Well, there is a mountain range that by all observation is tectonically stable, experiences very little erosion, is in the middle of nowhere, and could easily have a few vaults dug into it to store these leftovers for millenia.
"Harry Reid doesn't like that, you've been no help at all, we should just abandon nuclear energy completely!"
Scientific value != social value != economic value.
We can argue all we want about how interesting, promising, or (potentially) useful a research project may be. Or how much $$ should go to project X, and how much to project Y.
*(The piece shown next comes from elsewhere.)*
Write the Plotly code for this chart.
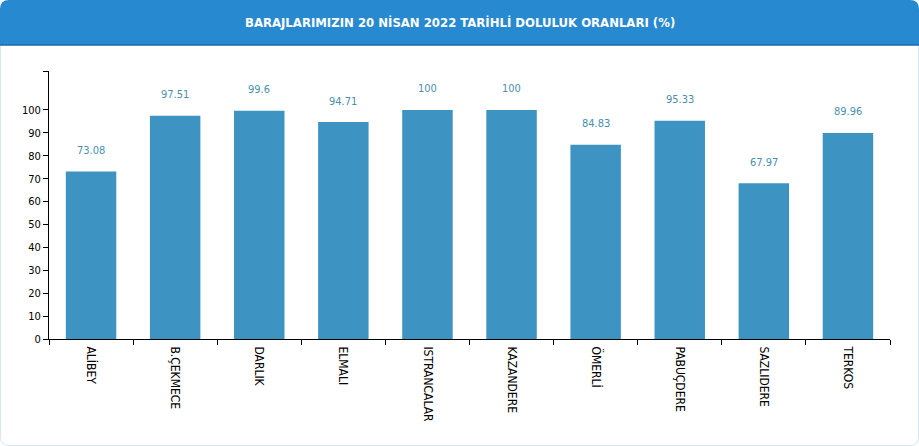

But whenever there's proper scientific research done, the money invested will yield a return: answers. Answers in terms of facts, measurement data, what works and what doesn't, perhaps even the odd conclusion about what seems best to try next. Some answers come cheap, some answers come only at great expense. Even if you find nothing: if you looked everywhere, properly, that means you now know there's nothing there, when before you could only guess what was there. Read: you still got answer(s).
Given the enormous size of the energy market, damage to our environment that's currently done as a result of extraction and burning of -mostly- fossil fuels, and huge benefits to mankind if cheap(er) energy sources were developed, imho we (as mankind) aren't spending nearly enough on fusion-related research. But hey that's just me.
And? People are ignorant, easily manipulated apes. I know I am. What makes the people of Nevada better equipped to know if a site is safe for nuclear storage than actual experts? Can they point to real fraud, cronyism, or any other proof that the site selection was faulty in any way other than "Waah! Nuclear power is scary!"? If so, then he wasn't doing his job.
Representative government is all about selecting somebody to govern for you, not to just be your mouthpiece. Sometimes they choose differently from what you would because they are better informed about the issue at hand. That's the whole freaking point!
Completely different class of magnetic fusion device. Completely different experiments.
Tokamaks are way simpler to build, but harder to operate than stellarators. ARC is an advanced tokamak design, and this one uses brand-new, state of the art superconductors to create a much more powerful containment field for the plasma. This machine, if built, will be used to study 'burning' plasmas, that is, plasmas getting most of their heating from thermonuclear reactions (as opposed to external heating). The research is needed, because we don't yet know what kind of exotic yet-unseen instabilities might be excited in a burning plasma.
Wendelstein 7-X is a stellarator; easier to operate, but FAR more complex to build. They don't perform as well as tokamaks, although they might be optimized in ways impossible in tokamaks. The Germans have the know-how and precision to build such an insanely complicated machine. This machine has superconducting magnet, and is the biggest stellarator to date. They want to get experience running a large stellarator with fully-superconducting magnets for long periods of time (shots running for many hours). In contrast, tokamak, like electrical transfomers, are inherently pulsed machines, and the shot times on most current machines are measured in seconds.